US President Truman signed the Mutual Security Act. (1951) The provisions of the act, which stated that the US would provide military support to "free peoples" around the world, were directed primarily at communist countries. The act partially was in response to the second nuclear weapons test explosion in the Soviet Union on October 3.
The "October Crisis" occurred in Canada. (1970) The Front de Liberation du Quebec (FLQ) terrorist group kidnapped Pierre Laporte, the Vice-Premier and Minister of Labour in Quebec, after having already kidnapped British diplomat James Cross. The terrorists strangled Laporte to death eight days later, and freed Cross 60 days later.

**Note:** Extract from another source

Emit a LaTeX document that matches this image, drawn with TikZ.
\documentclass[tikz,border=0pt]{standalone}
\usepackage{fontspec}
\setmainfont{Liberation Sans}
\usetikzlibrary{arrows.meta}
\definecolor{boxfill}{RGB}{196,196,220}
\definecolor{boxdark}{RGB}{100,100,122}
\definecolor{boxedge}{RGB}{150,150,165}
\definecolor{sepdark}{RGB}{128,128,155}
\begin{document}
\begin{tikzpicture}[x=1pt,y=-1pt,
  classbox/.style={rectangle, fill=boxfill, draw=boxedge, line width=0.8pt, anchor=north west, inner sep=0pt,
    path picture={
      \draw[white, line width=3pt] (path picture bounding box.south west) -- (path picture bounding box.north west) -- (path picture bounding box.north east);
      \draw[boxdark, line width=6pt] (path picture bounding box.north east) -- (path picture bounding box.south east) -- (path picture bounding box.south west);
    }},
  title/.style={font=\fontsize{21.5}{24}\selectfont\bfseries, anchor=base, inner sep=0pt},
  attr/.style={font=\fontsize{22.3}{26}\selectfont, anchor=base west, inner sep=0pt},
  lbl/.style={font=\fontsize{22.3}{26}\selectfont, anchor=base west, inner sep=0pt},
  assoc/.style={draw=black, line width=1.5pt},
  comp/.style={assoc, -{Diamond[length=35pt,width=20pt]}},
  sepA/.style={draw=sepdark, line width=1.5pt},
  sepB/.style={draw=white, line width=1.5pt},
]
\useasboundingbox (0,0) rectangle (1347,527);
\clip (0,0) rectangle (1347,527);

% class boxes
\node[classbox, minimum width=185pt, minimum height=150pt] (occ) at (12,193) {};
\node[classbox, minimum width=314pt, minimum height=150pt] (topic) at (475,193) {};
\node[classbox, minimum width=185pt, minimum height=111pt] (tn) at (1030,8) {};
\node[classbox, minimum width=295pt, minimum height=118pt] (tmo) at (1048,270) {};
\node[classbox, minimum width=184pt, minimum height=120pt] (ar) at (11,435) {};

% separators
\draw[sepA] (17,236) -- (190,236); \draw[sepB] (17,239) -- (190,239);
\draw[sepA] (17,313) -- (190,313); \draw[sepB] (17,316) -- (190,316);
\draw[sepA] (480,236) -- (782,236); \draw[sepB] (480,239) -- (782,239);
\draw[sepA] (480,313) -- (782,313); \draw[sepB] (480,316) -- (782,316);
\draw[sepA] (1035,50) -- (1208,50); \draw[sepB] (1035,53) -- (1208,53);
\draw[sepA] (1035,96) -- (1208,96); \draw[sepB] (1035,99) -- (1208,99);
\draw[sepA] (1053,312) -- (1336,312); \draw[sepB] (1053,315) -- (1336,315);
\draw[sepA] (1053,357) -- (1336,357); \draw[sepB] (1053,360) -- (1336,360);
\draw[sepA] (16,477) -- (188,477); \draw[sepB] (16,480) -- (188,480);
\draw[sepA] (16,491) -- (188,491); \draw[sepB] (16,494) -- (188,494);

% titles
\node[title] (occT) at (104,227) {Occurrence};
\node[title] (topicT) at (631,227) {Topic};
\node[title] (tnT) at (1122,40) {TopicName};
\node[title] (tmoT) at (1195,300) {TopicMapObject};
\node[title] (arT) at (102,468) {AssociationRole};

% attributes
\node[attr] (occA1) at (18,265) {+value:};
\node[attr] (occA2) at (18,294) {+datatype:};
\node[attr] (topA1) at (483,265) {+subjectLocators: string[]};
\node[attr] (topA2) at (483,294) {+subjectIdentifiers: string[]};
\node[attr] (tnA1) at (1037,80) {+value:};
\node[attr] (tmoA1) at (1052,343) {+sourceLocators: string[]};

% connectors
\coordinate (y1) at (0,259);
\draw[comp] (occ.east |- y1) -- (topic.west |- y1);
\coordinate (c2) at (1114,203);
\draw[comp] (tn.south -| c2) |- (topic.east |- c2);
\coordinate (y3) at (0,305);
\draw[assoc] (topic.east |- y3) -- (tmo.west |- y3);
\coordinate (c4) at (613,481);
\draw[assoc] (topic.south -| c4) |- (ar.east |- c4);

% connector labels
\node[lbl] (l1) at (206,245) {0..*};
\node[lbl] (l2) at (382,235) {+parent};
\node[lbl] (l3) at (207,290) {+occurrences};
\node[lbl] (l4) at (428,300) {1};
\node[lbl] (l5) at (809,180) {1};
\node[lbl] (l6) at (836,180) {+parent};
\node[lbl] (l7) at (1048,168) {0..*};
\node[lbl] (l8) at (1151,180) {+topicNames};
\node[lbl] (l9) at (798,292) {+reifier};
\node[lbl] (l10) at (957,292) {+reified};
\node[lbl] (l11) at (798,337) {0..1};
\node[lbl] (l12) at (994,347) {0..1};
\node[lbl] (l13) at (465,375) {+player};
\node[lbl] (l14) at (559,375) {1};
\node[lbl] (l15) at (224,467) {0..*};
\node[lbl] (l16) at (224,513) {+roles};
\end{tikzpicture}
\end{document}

Canada instituted martial law temporarily to avoid having to take time to acquire warrants to capture and detain suspects. The terrorists were caught and tried for the crimes.
The first nuclear accident in world history took place. (1957) A fire broke out at the Windscale nuclear reactor in the United Kingdom, resulting in significant radioactive contamination. There were no reports, however, of any lasting ill health effects.
The "Outer Space Treaty" was enacted. (1967) The treaty established laws for outer space, including a ban on using nuclear weapons in space. It has been signed, but not necessarily ratified, by 125 countries.
US Vice President Spiro T. Agnew resigned amid allegations of income tax evasion. (1973) Vice President Agnew was also charged for accepting more than $100,000 US Dollars in bribes. He pled no contest to the income tax evasion charge and agreed to resign, becoming the first and only US Vice President to resign under criminal circumstances.
The Panama Canal opened with the touch of US President Woodrow Wilson's finger. (1913) President Wilson exploded 8 tons (about 7,257 kilograms) of dynamite at the Gamboa Dike at the Panama Canal by pressing a button in Washington D.C. Construction of the canal was completed with the explosion of the obstructing dike. The electric button sent a flash via cables which set off the dynamite at the dike.
The London Bridge opened in Lake Havasu City, Arizona. (1971) The London Bridge was originally located in London, England, crossing the River Thames. In 1967, it was taken down and sold to Lake Havasu founder Robert McCulloch. He had it reassembled and reinforced in the hopes of drawing tourism.
Nazis executed 800 Gypsy children at Auschwitz. (1944) More than one million Gypsies (or Romani) were killed by the Nazis during World War II. After the war, the German government denied them compensation as Holocaust victims, claiming they were not persecuted for their race, but for their criminal records.
The first sabotage of a commercial airliner in aviation history occurred. (1933) A United Airlines Boeing 247 exploded over Chesterton, Indiana, killing the seven people on board. The cause of the crash was determined to be a bomb. No suspects were ever identified.
The US Naval Academy opened. (1845) The first class of 50 students were taught by seven teachers. The school is the second-oldest military academy in the US.
The deadliest Atlantic hurricane in history killed almost 30,000 people. (1780) The hurricane swept through the Caribbean for six days with 200-mile-per-hour (about 320-kilometer-per-hour) winds.
The tuxedo jacket debuted in the US. (1886) Griswald Lorillard, inspired by European style, wore the fancy jacket to the "Autumn Ball" at the Tuxedo Club in Tuxedo, New York. It was an instant hit.